25歳で起業した敏腕若手女性社長の鈴木涼香。猛烈に頑張ったおかげで会社は順調に成長したものの結婚とは縁遠く、絶大な信頼を寄せていた秘書の高見沢さえも会社を去るという。失意のまま出かけた一人旅のチケットは行き先違いで、沖縄で優雅なヴァカンスと決め込んだつもりが、なぜか女満別!?だが、予想外の出逢いが、こわばった涼香の心をほぐしていく。人は何度でも立ち上がれる。再生をテーマにした、珠玉の短篇集。
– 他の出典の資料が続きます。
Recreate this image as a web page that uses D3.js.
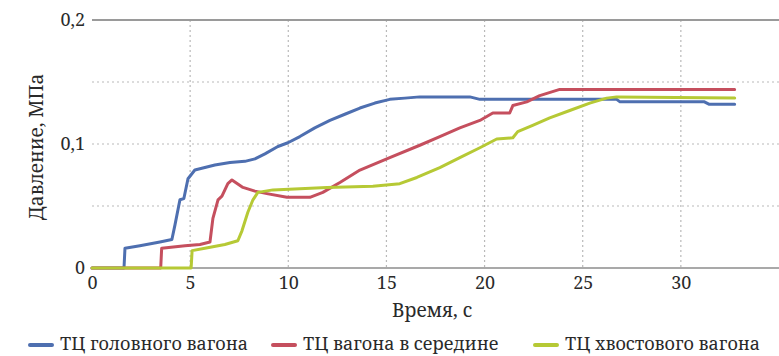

また旅行に出たくなるような小説を手に取ってしまいました。

 

本当にそこにいるかのように鮮やかに情景を思い浮かべられる、
そんな文章でした。

最後には、強く爽やかな風が吹いたようで、
とても気持ちのよく心温まる物語です。

4編からなる短編集ですが、
どれも女性が主人公で仕事のために必死で走ってきた人が
大切なことに気づく、その描写が良かったです。

仕事をずっと頑張ってきた。
少し、立ち止まりたい。
そんな風に思っている人には、特に刺さると思います。




感想

全てのひとを巻き込み惹き込むナギの魅力

表題作である「さいはての彼女」で登場する凪。

このハーレー乗りの女の子・凪がとても素敵な人物で、
どこに行ってもすぐにみんなの心を掴んでしまう。

 

「みんな私の、大事な、友だちです。スズカさんもです」
小学生の作文みたいに素朴な言葉が、妙に胸に響いた。

 

出会ったばかりの涼香にも、そう心から言ってしまえる
凪の真っ白に純粋な心がたちまち人を惹きつける。

そんな凪と出会って心がほぐされ、本来の自分へ戻っていく涼香。

忙しさの中で忘れていってしまう大切なことや、
つい見失いそうになる自分の本当の幸せを
大事にしようと思わせられる作品だった。




立ち止まったときに見える景色

2つ目の短編「旅をあきらめた友と、その母への手紙」

主人公・ハグはいつも友人・ナガラと一緒に旅行にいっていたのだが、
ナガラがいけなくなり一人で旅行をすることになる。

そんな人でやってきた旅先で、歩いてきた道のりを振り返るハグの心情が、
ナガラとのメールのやり取りを介して描かれている。

 

なんだかずいぶん、自分勝手に生きてきたんだな。

誰も何も言わなかったのは、私が何も言わせなかっただけなんじゃないか。
ようやく気がついたときには、何もかもが終わっていた。

 

一人で旅先に来るとゆっくり自分の気持ちを認識できる気がする。
ハグも旅先で大切なことに気づくことができた。

私たちは失敗もたくさんするけれど、
こうやって立ち止まってまた進んでいくことができる。

 

伊豆の情景も鮮やかに思い浮かべられ、旅に出たくなった。




最後に

他に「冬空のクレーン」「風を止めないで」があるのですが、
今回は2つの短編に絞って感想を書きました。

全ての作品、とても好きでした。
大切な人をもっと大切にしたくなる、
旅に出る楽しさを思い出させてくれる作品でした。

 

原田マハさんの文章はあまり読み慣れてはいないのですが、
人のあたたかさがとてもよく伝わってくる、と思いました。

思わず、微笑んだり涙したり、物語の世界を同じ感情の波に乗って、
楽しむことができる作品だと思います。

 

原田マハさんの小説、はまってしまいました。